Sunday, October 5, 2014
Red Mass at the Cathedral on Wed. Oct. 8 at 5:00 pm.
The Rhode Island legal community will participate in the Annual Red Mass, marking the opening of the judicial year, on Wed. Oct. 8 at 5:00 pm at the Cathedral of Saints Peter and Paul in Providence.
SCOTUS 2014 Term opens with a question of . . . . brake lights.

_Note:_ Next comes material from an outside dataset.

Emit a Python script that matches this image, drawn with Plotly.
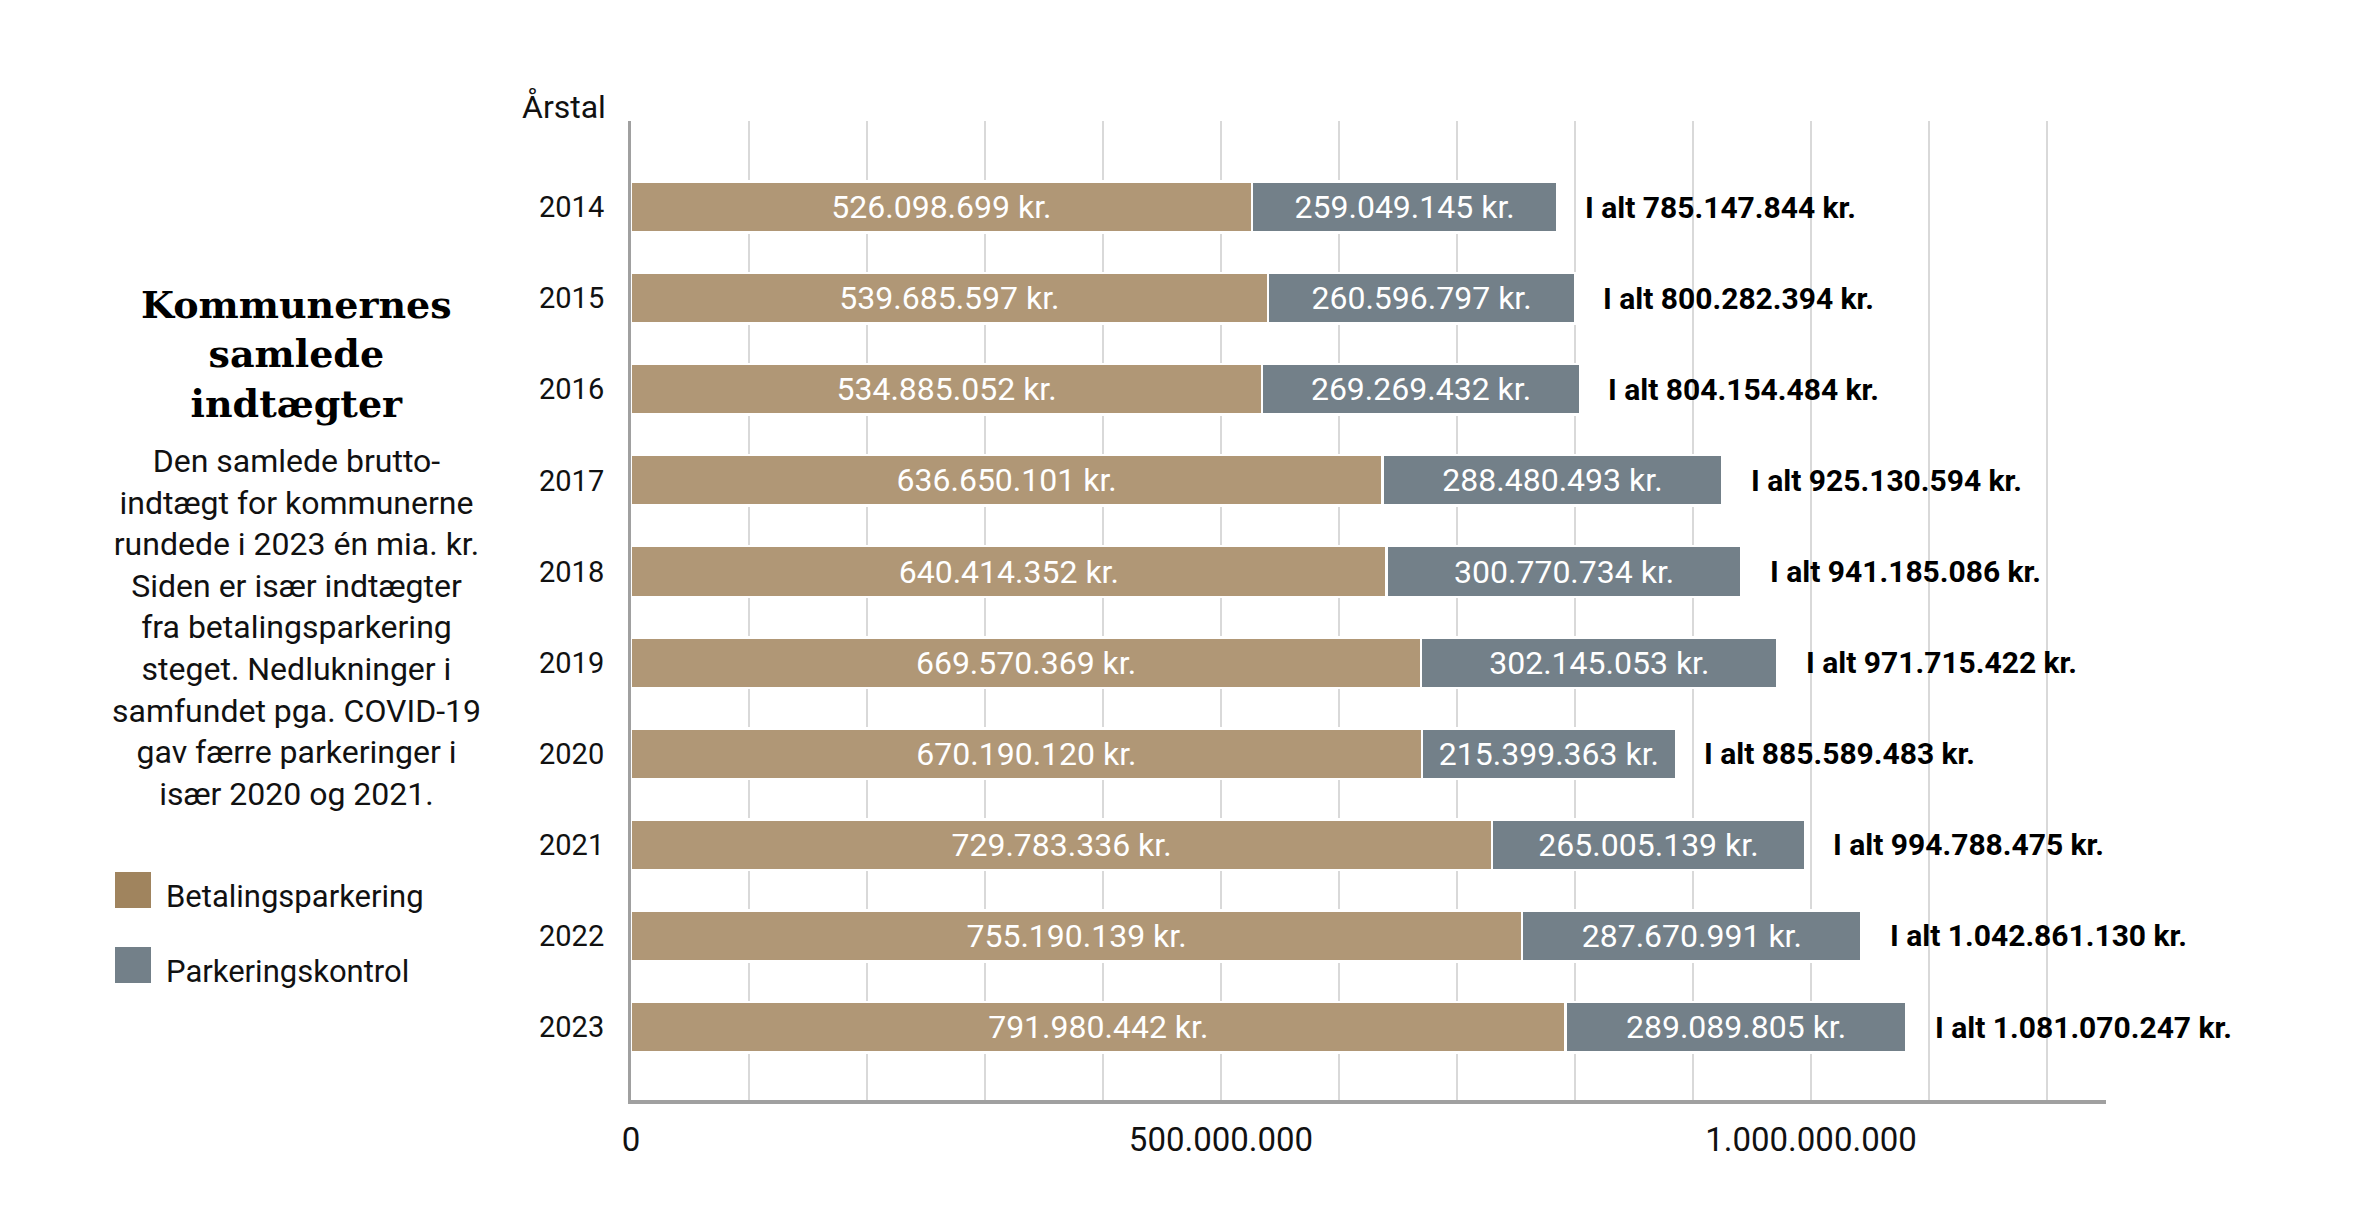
import plotly.graph_objects as go

# ---- data ----
years = [2014, 2015, 2016, 2017, 2018, 2019, 2020, 2021, 2022, 2023]
betalingsparkering = [526098699, 539685597, 534885052, 636650101, 640414352,
                      669570369, 670190120, 729783336, 755190139, 791980442]
parkeringskontrol = [259049145, 260596797, 269269432, 288480493, 300770734,
                     302145053, 215399363, 265005139, 287670991, 289089805]
series_names = ["Betalingsparkering", "Parkeringskontrol"]
x_tickvals = [0, 1e8, 2e8, 3e8, 4e8, 5e8, 6e8, 7e8, 8e8, 9e8, 1e9, 1.1e9, 1.2e9]
x_ticktext = ["0", "", "", "", "", "500.000.000", "", "", "", "", "1.000.000.000", "", ""]
title_lines = ["Kommunernes", "samlede", "indtægter"]
body_lines = ["Den samlede brutto-", "indtægt for kommunerne", "rundede i 2023 én mia. kr.",
              "Siden er især indtægter", "fra betalingsparkering", "steget. Nedlukninger i",
              "samfundet pga. COVID-19", "gav færre parkeringer i", "især 2020 og 2021."]
y_title = "Årstal"

totals = [a + b for a, b in zip(betalingsparkering, parkeringskontrol)]


def dk(v):
    return f"{v:,}".replace(",", ".")


# ---- layout constants ----
W, H = 2370, 1229
L, R, T, B = 631, 264, 121, 129
PW, PH = W - L - R, H - T - B
TAN, SLATE, TAN_LEG = "#B09776", "#738089", "#A0845E"
FONT = "Roboto"
TXT = "#111111"


def px(x):
    return (x - L) / PW


def py(y):
    return (H - B - y) / PH


fig = go.Figure()
for name, vals, col in [(series_names[0], betalingsparkering, TAN),
                        (series_names[1], parkeringskontrol, SLATE)]:
    fig.add_trace(go.Bar(
        y=years, x=vals, name=name, orientation="h",
        marker=dict(color=col, line=dict(color="white", width=2.5)),
        width=0.555,
        text=[dk(v) + " kr." for v in vals],
        textposition="inside", insidetextanchor="middle", textangle=0,
        constraintext="none",
        textfont=dict(family=FONT, size=32, color="white"),
        hoverinfo="skip",
    ))

annotations = []
for yv, tot in zip(years, totals):
    annotations.append(dict(
        x=tot, y=yv, xref="x", yref="y", xanchor="left", yanchor="middle",
        xshift=26, showarrow=False, text="<b>I alt " + dk(tot) + " kr.</b>",
        font=dict(family=FONT, size=30, color="black")))

annotations.append(dict(
    x=px(296), y=py(354), xref="paper", yref="paper", xanchor="center", yanchor="middle",
    showarrow=False, align="center", text="<b>" + "<br>".join(title_lines) + "</b>",
    font=dict(family="DejaVu Serif", size=38, color="black")))
annotations.append(dict(
    x=px(296), y=py(627), xref="paper", yref="paper", xanchor="center", yanchor="middle",
    showarrow=False, align="center", text="<br>".join(body_lines),
    font=dict(family=FONT, size=32, color=TXT)))
annotations.append(dict(
    x=px(608), y=py(107), xref="paper", yref="paper", xanchor="right", yanchor="middle",
    showarrow=False, text=y_title, font=dict(family=FONT, size=32, color=TXT)))

shapes = []
for i, (name, col) in enumerate(zip(series_names, [TAN_LEG, SLATE])):
    y0 = 872 + i * 75
    shapes.append(dict(type="rect", xref="paper", yref="paper",
                       x0=px(115), x1=px(151), y0=py(y0), y1=py(y0 + 36),
                       fillcolor=col, line=dict(width=0)))
    annotations.append(dict(
        x=px(164), y=py(y0 + 24), xref="paper", yref="paper", xanchor="left", yanchor="middle",
        showarrow=False, text=name, font=dict(family=FONT, size=31, color=TXT)))

fig.update_layout(
    width=W, height=H, autosize=False,
    margin=dict(l=L, r=R, t=T, b=B, pad=0),
    barmode="stack", showlegend=False,
    paper_bgcolor="white", plot_bgcolor="white",
    annotations=annotations, shapes=shapes,
    xaxis=dict(range=[0, 1.25e9], tickvals=x_tickvals, ticktext=x_ticktext,
               showgrid=True, gridcolor="#D9D9D9", gridwidth=2, zeroline=False,
               showline=True, linecolor="#A0A0A0", linewidth=4,
               ticks="", ticklabelstandoff=7,
               tickfont=dict(family=FONT, size=33, color=TXT)),
    yaxis=dict(range=[2023.8, 2013.056], tickvals=years, ticktext=[str(y) for y in years],
               showgrid=False, zeroline=False,
               showline=True, linecolor="#A0A0A0", linewidth=3,
               ticks="", ticklabelstandoff=18,
               tickfont=dict(family=FONT, size=29, color=TXT)),
)

fig.write_html("out.html", config={"displayModeBar": False},
               post_script="document.body.style.margin='0';document.body.style.overflow='hidden';")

The United States Supreme Court will open its new term with a case that turns on whether a North Carolina police officer's erroneous application of the "defective brake light" statute could be the basis of a lawful arrest. In Heien v. North Carolina the defendant was driving a vehicle with only one operational brake light. Because the other brake light was not working, the police stopped the defendant's vehicle. During the course of the stop the police asked and obtained consent to search the vehicle, resulting in the discovery of cocaine. Defendant was charged with drug trafficking, and he moved to suppress the fruits of the search, claiming that the original stop had been unlawful. An intermediate appellate court in North Carolina accepted the argument, concluding that the applicable statute only required one working brake light, which defendant's vehicle had. Because there was no violation, the court reasoned, the stop itself was unlawful and all of its fruits were inadmissible. The North Carolina Supreme Court reversed holding that, notwithstanding the police officer's possible misapplication of the brake light statute, the stop itself was objectively reasonable based on the officer's reasonable understanding of the statute. The U.S. Supreme Court granted cert. and will hear arguments in the case on Monday October 6. Given the trend in recent Fourth Amendment Exclusionary Rule cases, this one seems likely to go the government's way.